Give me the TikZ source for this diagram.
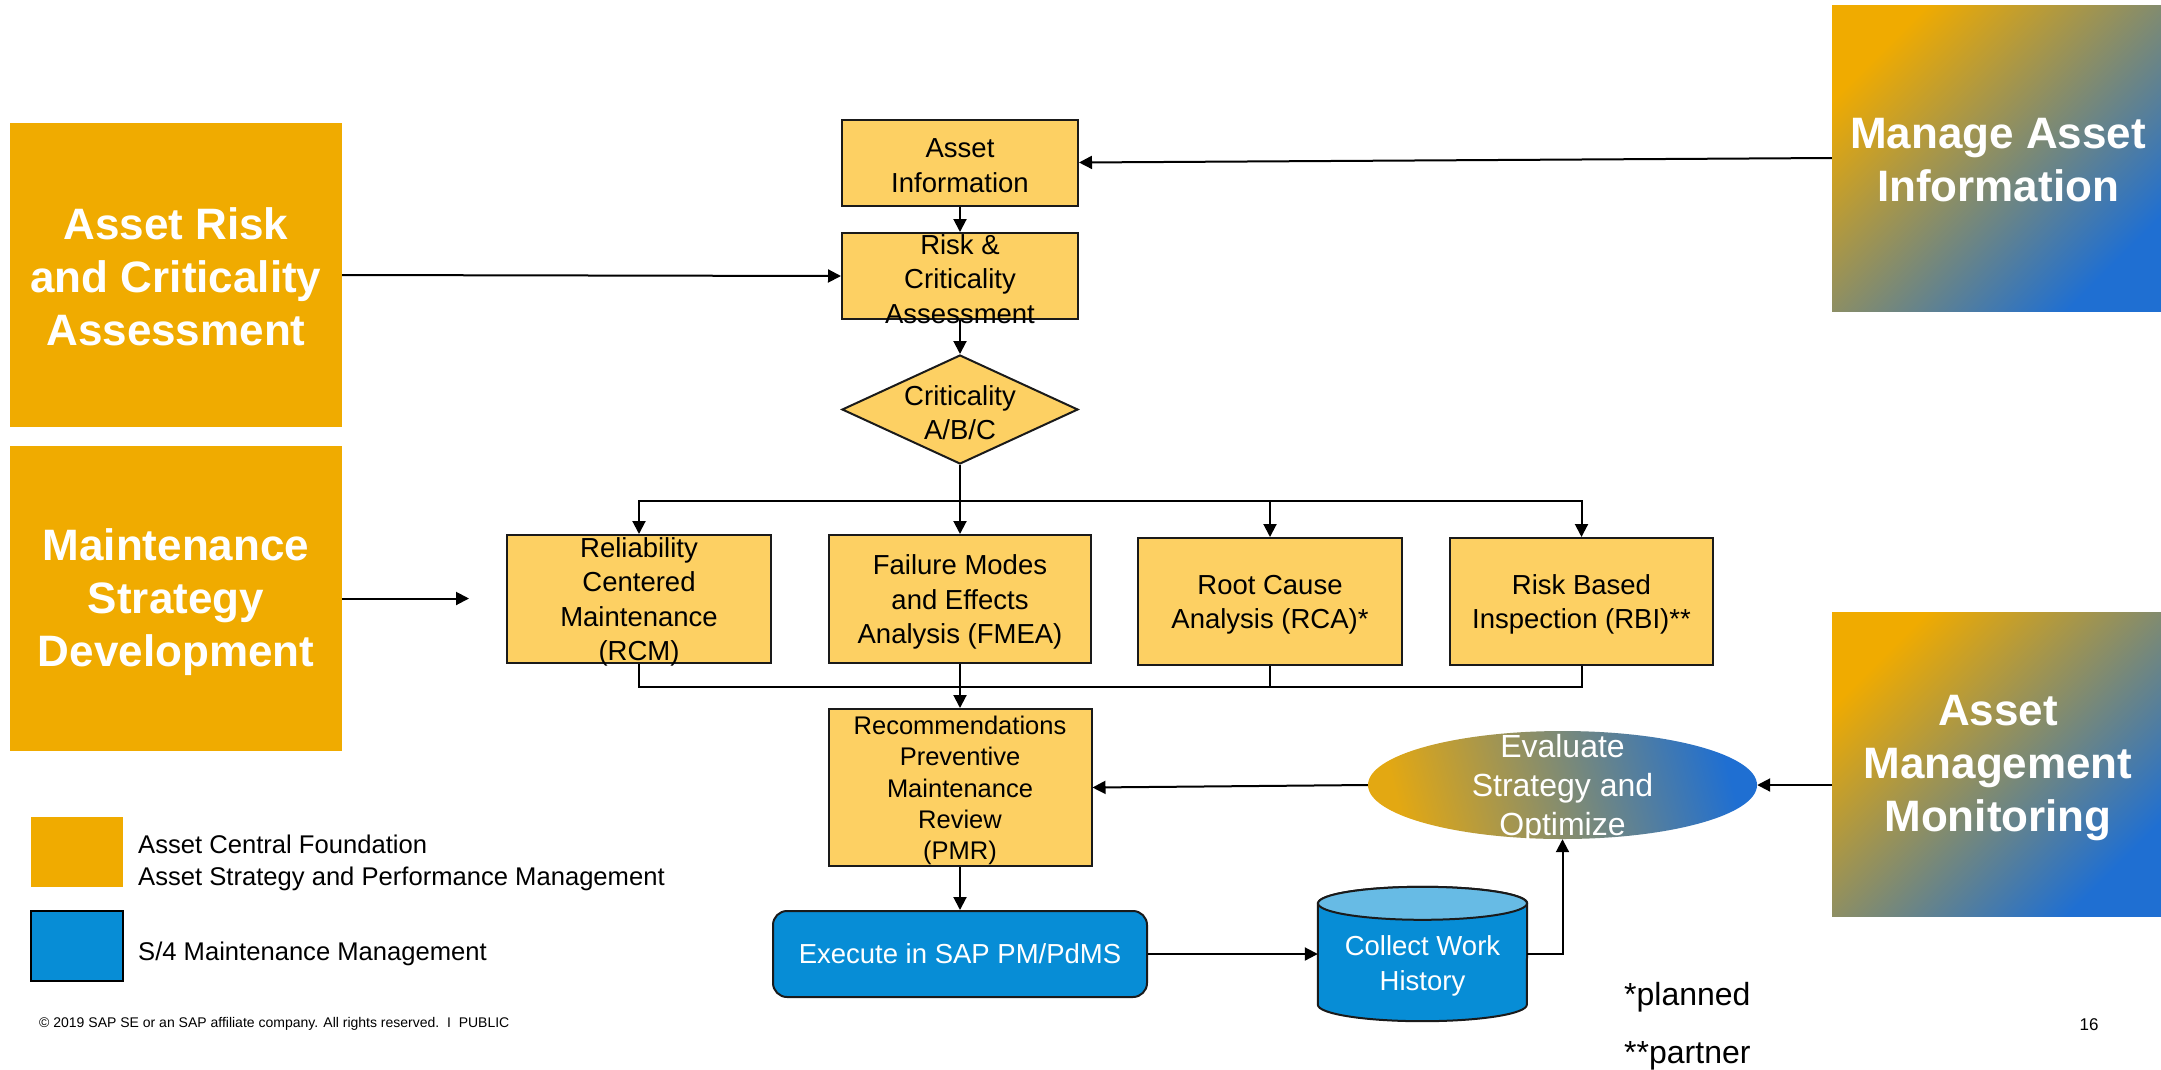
\documentclass[tikz,border=0pt]{standalone}
\usepackage{fontspec}
\setmainfont{Liberation Sans}
\usetikzlibrary{arrows.meta,shapes.geometric,calc}
\definecolor{sapgold}{HTML}{F0AB00}
\definecolor{flowfill}{HTML}{FDD063}
\definecolor{sapblue}{HTML}{078DD6}
\definecolor{cyltop}{HTML}{67BBE5}
\definecolor{gradblue}{HTML}{1F6FD2}
\definecolor{ellorange}{HTML}{E3A812}
\definecolor{edgegray}{HTML}{1A1A1A}
\newcommand{\ftFlow}{\fontsize{27.5}{34.5}\selectfont}
\newcommand{\ftPmr}{\fontsize{25.5}{31.2}\selectfont}
\newcommand{\ftBig}{\bfseries\fontsize{44}{53}\selectfont}
\newcommand{\ftEval}{\fontsize{32}{39}\selectfont}
\newcommand{\ftLeg}{\fontsize{25.6}{31}\selectfont}
\newcommand{\ftCopy}{\fontsize{14}{17}\selectfont}
\newcommand{\ftNote}{\fontsize{32}{38}\selectfont}
\newcommand{\ftPage}{\fontsize{17}{20}\selectfont}
\begin{document}
\begin{tikzpicture}[x=1pt,y=-1pt,
  flowbox/.style={draw=edgegray, line width=2pt, fill=flowfill, inner sep=0pt},
  flowtxt/.style={font=\ftFlow, align=center, inner sep=0pt, yshift=-3pt},
  goldbox/.style={fill=sapgold, inner sep=0pt},
  gradbox/.style={top color=sapgold, bottom color=gradblue, shading angle=45, inner sep=0pt},
  bigtxt/.style={font=\ftBig, text=white, align=center, inner sep=0pt},
  arr/.style={line width=2pt, -{Triangle[length=13pt,width=13pt]}},
  conn/.style={line width=2pt},
]
\fill[white] (0,0) rectangle (2161,1069);
\useasboundingbox (0,0) rectangle (2161,1069);

% side boxes
\node[goldbox, minimum width=332, minimum height=304] (ar) at (176,275) {};
\node[bigtxt] (artxt) at (176,277) {Asset Risk\\and Criticality\\Assessment};
\node[goldbox, minimum width=332, minimum height=305] (msd) at (176,598.5) {};
\node[bigtxt] (msdtxt) at (176,602) {Maintenance\\Strategy\\Development};
\node[gradbox, minimum width=329, minimum height=306] (mai) at (1996.5,158) {};
\node[bigtxt] (maitxt) at (1998,160) {Manage Asset\\Information};
\node[gradbox, minimum width=329, minimum height=304] (amm) at (1996.5,764) {};
\node[bigtxt] (ammtxt) at (1998,768) {Asset\\Management\\Monitoring};

% flow boxes
\node[flowbox, minimum width=236, minimum height=86] (ai) at (960,162.5) {};
\node[flowtxt] (aitxt) at (ai) {Asset\\Information};
\node[flowbox, minimum width=236, minimum height=86] (risk) at (960,276) {};
\node[flowtxt] (risktxt) at (risk) {Risk \&\\Criticality\\Assessment};
\node[flowbox, diamond, minimum width=236, minimum height=109] (crit) at (960,409.5) {};
\node[flowtxt] (crittxt) at (crit) {Criticality\\A/B/C};

\node[flowbox, minimum width=264, minimum height=128] (rcm) at (639,599) {};
\node[flowtxt] (rcmtxt) at (rcm) {Reliability\\Centered\\Maintenance\\(RCM)};
\node[flowbox, minimum width=262, minimum height=128] (fmea) at (960,599) {};
\node[flowtxt] (fmeatxt) at (fmea) {Failure Modes\\and Effects\\Analysis (FMEA)};
\node[flowbox, minimum width=264, minimum height=127] (rca) at (1270,601.5) {};
\node[flowtxt] (rcatxt) at (rca) {Root Cause\\Analysis (RCA)*};
\node[flowbox, minimum width=263, minimum height=127] (rbi) at (1581.5,601.5) {};
\node[flowtxt] (rbitxt) at (rbi) {Risk Based\\Inspection (RBI)**};

\node[flowbox, minimum width=263, minimum height=157] (pmr) at (960,787.5) {};
\node[flowtxt, font=\ftPmr] (pmrtxt) at (pmr) {Recommendations\\Preventive\\Maintenance\\Review\\(PMR)};

\node[draw=edgegray, line width=2pt, fill=sapblue, rounded corners=14pt, minimum width=374, minimum height=86, inner sep=0pt, font=\ftFlow, text=white] (exe) at (960,954) {Execute in SAP PM/PdMS};

% cylinder
\node[inner sep=0pt, minimum width=209, minimum height=134] (hist) at (1422.5,954) {};
\filldraw[fill=sapblue, draw=edgegray, line width=2pt]
  ([yshift=-16.5pt]hist.north west) -- ([yshift=16.5pt]hist.south west)
  arc[start angle=180, end angle=360, x radius=104.5pt, y radius=16.5pt]
  -- ([yshift=-16.5pt]hist.north east)
  arc[start angle=0, end angle=180, x radius=104.5pt, y radius=16.5pt] -- cycle;
\filldraw[fill=cyltop, draw=edgegray, line width=2pt] ([yshift=-16.5pt]hist.north) ellipse[x radius=104.5pt, y radius=16.5pt];
\node[flowtxt, text=white] (histtxt) at ([yshift=-9pt]hist.center) {Collect Work\\History};

% ellipse
\node[ellipse, top color=ellorange, bottom color=gradblue, shading angle=105, minimum width=389, minimum height=108, inner sep=0pt] (ell) at (1562.5,785) {};
\node[flowtxt, font=\ftEval, text=white] (elltxt) at (ell) {Evaluate\\Strategy and\\Optimize};

% connectors
\draw[arr] (mai.west) -- (ai.east);
\draw[arr] (ai.south) -- (risk.north);
\draw[arr] (ar.east) -- (risk.west);
\draw[arr] (risk.south) -- (crit.north);
\draw[arr] (crit.south) -- (fmea.north);
\coordinate (brn) at (960,501);
\draw[arr] (brn) -| (rcm.north);
\draw[arr] (brn) -| (rca.north);
\draw[arr] (brn) -| (rbi.north);
\coordinate (msdend) at (469,598.5);
\draw[arr] (msd.east) -- (msdend);
\coordinate (mrg) at (960,687);
\draw[conn] (rcm.south) |- (mrg);
\draw[conn] (rca.south) |- (mrg);
\draw[conn] (rbi.south) |- (mrg);
\draw[arr] (fmea.south) -- (pmr.north);
\draw[arr] (ell.west) -- (pmr.east);
\draw[arr] (amm.west |- ell.east) -- (ell.east);
\draw[arr] (pmr.south) -- (exe.north);
\draw[arr] (exe.east) -- (hist.west);
\draw[arr] (hist.east) -| (ell.south);

% legend
\node[fill=sapgold, minimum width=92, minimum height=70, inner sep=0pt] (lega) at (77,852) {};
\node[fill=sapblue, draw=black, line width=2pt, minimum width=92, minimum height=70, inner sep=0pt] (legb) at (77,946) {};
\node[font=\ftLeg, anchor=base west, inner sep=0pt] (legat1) at (138,853) {Asset Central Foundation};
\node[font=\ftLeg, anchor=base west, inner sep=0pt] (legat2) at (138,885) {Asset Strategy and Performance Management};
\node[font=\ftLeg, anchor=base west, inner sep=0pt] (legbt) at (138,960) {S/4 Maintenance Management};

% footer
\node[font=\ftCopy, anchor=base west, inner sep=0pt] (copy) at (39,1027) {© 2019 SAP SE or an SAP affiliate company. All rights reserved.\ \ I\ \ PUBLIC};
\node[font=\ftPage, anchor=base, inner sep=0pt] (page) at (2089,1030) {16};
\node[font=\ftNote, anchor=base west, inner sep=0pt] (note1) at (1624,1005) {*planned};
\node[font=\ftNote, anchor=base west, inner sep=0pt] (note2) at (1624,1063) {**partner};
\end{tikzpicture}
\end{document}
□ □ □ □ □ □ □
### WRITTEN REQUEST
Reproduce all of the data exactly; the pictures do not belong in the copy.

### ANSWER TO THIS PROBLEM
Give me the TikZ source for this diagram.
\documentclass[tikz,border=0pt]{standalone}
\usepackage{fontspec}
\setmainfont{Liberation Sans}
\usetikzlibrary{arrows.meta,shapes.geometric,calc}
\definecolor{sapgold}{HTML}{F0AB00}
\definecolor{flowfill}{HTML}{FDD063}
\definecolor{sapblue}{HTML}{078DD6}
\definecolor{cyltop}{HTML}{67BBE5}
\definecolor{gradblue}{HTML}{1F6FD2}
\definecolor{ellorange}{HTML}{E3A812}
\definecolor{edgegray}{HTML}{1A1A1A}
\newcommand{\ftFlow}{\fontsize{27.5}{34.5}\selectfont}
\newcommand{\ftPmr}{\fontsize{25.5}{31.2}\selectfont}
\newcommand{\ftBig}{\bfseries\fontsize{44}{53}\selectfont}
\newcommand{\ftEval}{\fontsize{32}{39}\selectfont}
\newcommand{\ftLeg}{\fontsize{25.6}{31}\selectfont}
\newcommand{\ftCopy}{\fontsize{14}{17}\selectfont}
\newcommand{\ftNote}{\fontsize{32}{38}\selectfont}
\newcommand{\ftPage}{\fontsize{17}{20}\selectfont}
\begin{document}
\begin{tikzpicture}[x=1pt,y=-1pt,
  flowbox/.style={draw=edgegray, line width=2pt, fill=flowfill, inner sep=0pt},
  flowtxt/.style={font=\ftFlow, align=center, inner sep=0pt, yshift=-3pt},
  goldbox/.style={fill=sapgold, inner sep=0pt},
  gradbox/.style={top color=sapgold, bottom color=gradblue, shading angle=45, inner sep=0pt},
  bigtxt/.style={font=\ftBig, text=white, align=center, inner sep=0pt},
  arr/.style={line width=2pt, -{Triangle[length=13pt,width=13pt]}},
  conn/.style={line width=2pt},
]
\fill[white] (0,0) rectangle (2161,1069);
\useasboundingbox (0,0) rectangle (2161,1069);

% side boxes
\node[goldbox, minimum width=332, minimum height=304] (ar) at (176,275) {};
\node[bigtxt] (artxt) at (176,277) {Asset Risk\\and Criticality\\Assessment};
\node[goldbox, minimum width=332, minimum height=305] (msd) at (176,598.5) {};
\node[bigtxt] (msdtxt) at (176,602) {Maintenance\\Strategy\\Development};
\node[gradbox, minimum width=329, minimum height=306] (mai) at (1996.5,158) {};
\node[bigtxt] (maitxt) at (1998,160) {Manage Asset\\Information};
\node[gradbox, minimum width=329, minimum height=304] (amm) at (1996.5,764) {};
\node[bigtxt] (ammtxt) at (1998,768) {Asset\\Management\\Monitoring};

% flow boxes
\node[flowbox, minimum width=236, minimum height=86] (ai) at (960,162.5) {};
\node[flowtxt] (aitxt) at (ai) {Asset\\Information};
\node[flowbox, minimum width=236, minimum height=86] (risk) at (960,276) {};
\node[flowtxt] (risktxt) at (risk) {Risk \&\\Criticality\\Assessment};
\node[flowbox, diamond, minimum width=236, minimum height=109] (crit) at (960,409.5) {};
\node[flowtxt] (crittxt) at (crit) {Criticality\\A/B/C};

\node[flowbox, minimum width=264, minimum height=128] (rcm) at (639,599) {};
\node[flowtxt] (rcmtxt) at (rcm) {Reliability\\Centered\\Maintenance\\(RCM)};
\node[flowbox, minimum width=262, minimum height=128] (fmea) at (960,599) {};
\node[flowtxt] (fmeatxt) at (fmea) {Failure Modes\\and Effects\\Analysis (FMEA)};
\node[flowbox, minimum width=264, minimum height=127] (rca) at (1270,601.5) {};
\node[flowtxt] (rcatxt) at (rca) {Root Cause\\Analysis (RCA)*};
\node[flowbox, minimum width=263, minimum height=127] (rbi) at (1581.5,601.5) {};
\node[flowtxt] (rbitxt) at (rbi) {Risk Based\\Inspection (RBI)**};

\node[flowbox, minimum width=263, minimum height=157] (pmr) at (960,787.5) {};
\node[flowtxt, font=\ftPmr] (pmrtxt) at (pmr) {Recommendations\\Preventive\\Maintenance\\Review\\(PMR)};

\node[draw=edgegray, line width=2pt, fill=sapblue, rounded corners=14pt, minimum width=374, minimum height=86, inner sep=0pt, font=\ftFlow, text=white] (exe) at (960,954) {Execute in SAP PM/PdMS};

% cylinder
\node[inner sep=0pt, minimum width=209, minimum height=134] (hist) at (1422.5,954) {};
\filldraw[fill=sapblue, draw=edgegray, line width=2pt]
  ([yshift=-16.5pt]hist.north west) -- ([yshift=16.5pt]hist.south west)
  arc[start angle=180, end angle=360, x radius=104.5pt, y radius=16.5pt]
  -- ([yshift=-16.5pt]hist.north east)
  arc[start angle=0, end angle=180, x radius=104.5pt, y radius=16.5pt] -- cycle;
\filldraw[fill=cyltop, draw=edgegray, line width=2pt] ([yshift=-16.5pt]hist.north) ellipse[x radius=104.5pt, y radius=16.5pt];
\node[flowtxt, text=white] (histtxt) at ([yshift=-9pt]hist.center) {Collect Work\\History};

% ellipse
\node[ellipse, top color=ellorange, bottom color=gradblue, shading angle=105, minimum width=389, minimum height=108, inner sep=0pt] (ell) at (1562.5,785) {};
\node[flowtxt, font=\ftEval, text=white] (elltxt) at (ell) {Evaluate\\Strategy and\\Optimize};

% connectors
\draw[arr] (mai.west) -- (ai.east);
\draw[arr] (ai.south) -- (risk.north);
\draw[arr] (ar.east) -- (risk.west);
\draw[arr] (risk.south) -- (crit.north);
\draw[arr] (crit.south) -- (fmea.north);
\coordinate (brn) at (960,501);
\draw[arr] (brn) -| (rcm.north);
\draw[arr] (brn) -| (rca.north);
\draw[arr] (brn) -| (rbi.north);
\coordinate (msdend) at (469,598.5);
\draw[arr] (msd.east) -- (msdend);
\coordinate (mrg) at (960,687);
\draw[conn] (rcm.south) |- (mrg);
\draw[conn] (rca.south) |- (mrg);
\draw[conn] (rbi.south) |- (mrg);
\draw[arr] (fmea.south) -- (pmr.north);
\draw[arr] (ell.west) -- (pmr.east);
\draw[arr] (amm.west |- ell.east) -- (ell.east);
\draw[arr] (pmr.south) -- (exe.north);
\draw[arr] (exe.east) -- (hist.west);
\draw[arr] (hist.east) -| (ell.south);

% legend
\node[fill=sapgold, minimum width=92, minimum height=70, inner sep=0pt] (lega) at (77,852) {};
\node[fill=sapblue, draw=black, line width=2pt, minimum width=92, minimum height=70, inner sep=0pt] (legb) at (77,946) {};
\node[font=\ftLeg, anchor=base west, inner sep=0pt] (legat1) at (138,853) {Asset Central Foundation};
\node[font=\ftLeg, anchor=base west, inner sep=0pt] (legat2) at (138,885) {Asset Strategy and Performance Management};
\node[font=\ftLeg, anchor=base west, inner sep=0pt] (legbt) at (138,960) {S/4 Maintenance Management};

% footer
\node[font=\ftCopy, anchor=base west, inner sep=0pt] (copy) at (39,1027) {© 2019 SAP SE or an SAP affiliate company. All rights reserved.\ \ I\ \ PUBLIC};
\node[font=\ftPage, anchor=base, inner sep=0pt] (page) at (2089,1030) {16};
\node[font=\ftNote, anchor=base west, inner sep=0pt] (note1) at (1624,1005) {*planned};
\node[font=\ftNote, anchor=base west, inner sep=0pt] (note2) at (1624,1063) {**partner};
\end{tikzpicture}
\end{document}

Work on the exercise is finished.